Using DATE_MODIFIED for CDC works well for traditional data warehouse applications that are populated using Extract, Transform and Load (ETL) jobs, when the source tables don’t process deletes.
The diff method for change data capture compares the current state of the data with previous state of the data to identify what changed. Challenges with this approach include:
- To perform the diff requires a lot of resources to compute the differences between the data, and resource consumption grows at least linearly with the growth in data volume.
- CDC cannot be performed in real-time because the diff realistically takes too many resources to perform all the time.
Compared to the DATE_MODIFIED CDC method the diff method does not have the challenge with deleted rows.
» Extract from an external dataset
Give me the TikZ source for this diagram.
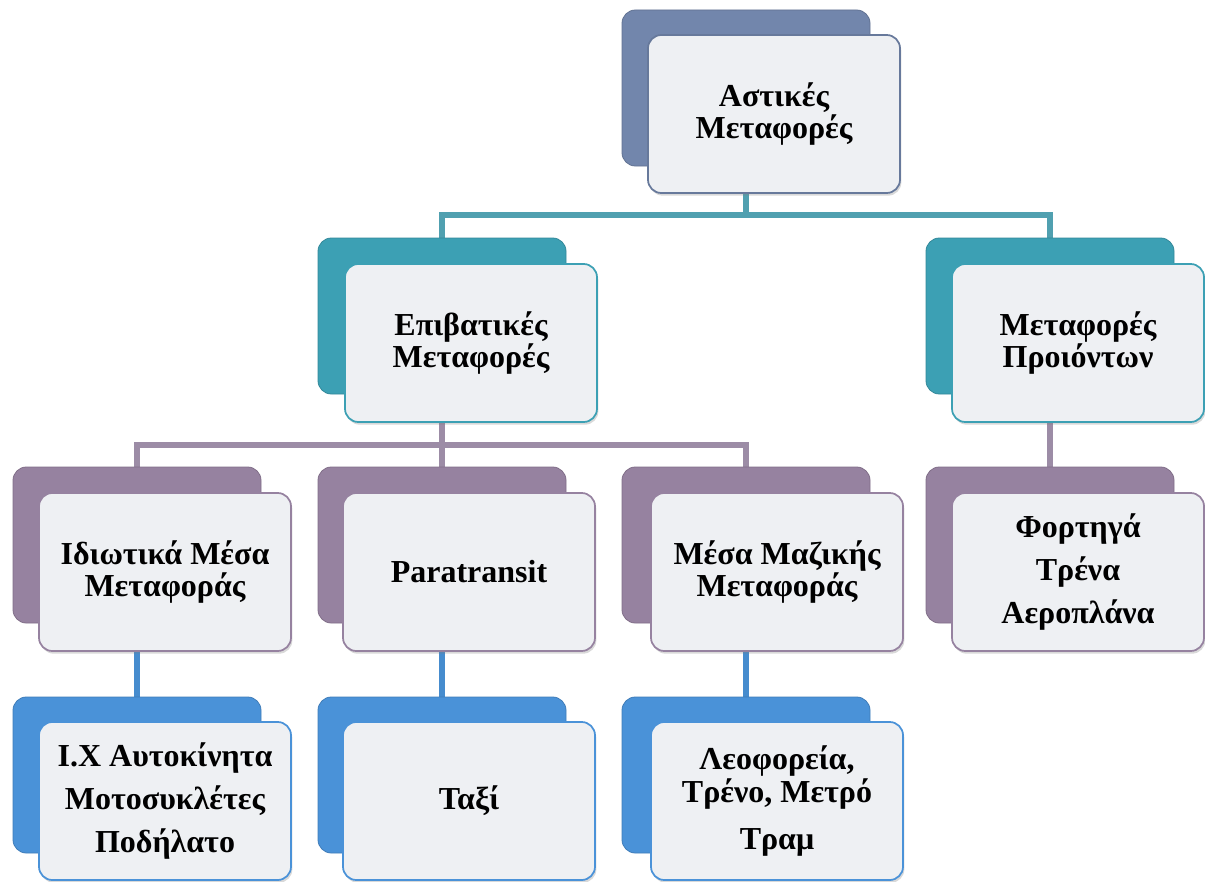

The diff method works well for low data volumes.
Database triggers can be used to perform CDC in shadow tables. The shadow tables may store the entire row to keep track of every single column change, or only the primary key is stored as well as the operation type (insert, update or delete). The use of database triggers to perform CDC also has a few challenges:
- Firing the trigger, and storing the row changes in a shadow table, introduces overhead. In an extreme case CDC may introduce 100% overhead on the transaction i.e. instead of .1 second it may take .2 seconds to complete a transaction.
- The lower-overhead alternative to only store the primary key of the table requires a join back to the source table to retrieve the changes which (1) increases the load to retrieve the changes, and (2) loses intermediate changes if multiple changes took place on the same row.
- Should the source application perform a truncate then chances are the trigger won’t fire and changes are not recorded. Also, if changes are made to tables then triggers and shadow tables may also have to be modified, recreated and/or recompiled which introduces extra overhead to manage and maintain the database.
CDC using database triggers lowers the overhead to extract the changes but increases the overhead to record the changes.
4. Log-based Change Data Capture
Transactional databases store all changes in a transaction log in order to recover the committed state of the database should the database crash for whatever reason. Log-based CDC takes advantage of this aspect of the transactional database to read the changes from the log. The challenges with log-based CDC are:
- Interpreting the changes in the transaction log is difficult because there are no documented standards on how the changes are stored (i.e. transaction logs from different database vendors are completely different), and there are many scenarios that must all be considered and tested (e.g. consider clustered databases, rollbacks and savepoints, many different ways to perform inserts, updates and deletes, etc.).
- Database vendors may not provide an interface to the transaction logs – documented or not – and even if there is one it may be relatively slow and/or resource intensive.
- Most databases have been optimized to only use internal identifiers to recover database row changes which is insufficient to perform CDC and record the changes on a different system. Supplemental logging of primary key columns is required to retrieve the context of the updates. The introduction of supplemental logging will increase the volume of data written to the transaction logs but generally only by a small percentage, and generally, there is very little if any measurable performance impact on the transactional application.
Benefits of Log-Based Change Data Capture
The biggest benefit of log-based change data capture is the asynchronous nature of CDC: changes are captured independent of the source application performing the changes. Dedication and smart software engineers can take care of the biggest challenges. Log-based CDC is generally considered the superior approach to change data capture that can be applied to all possible scenarios including systems with extremely high transaction volumes.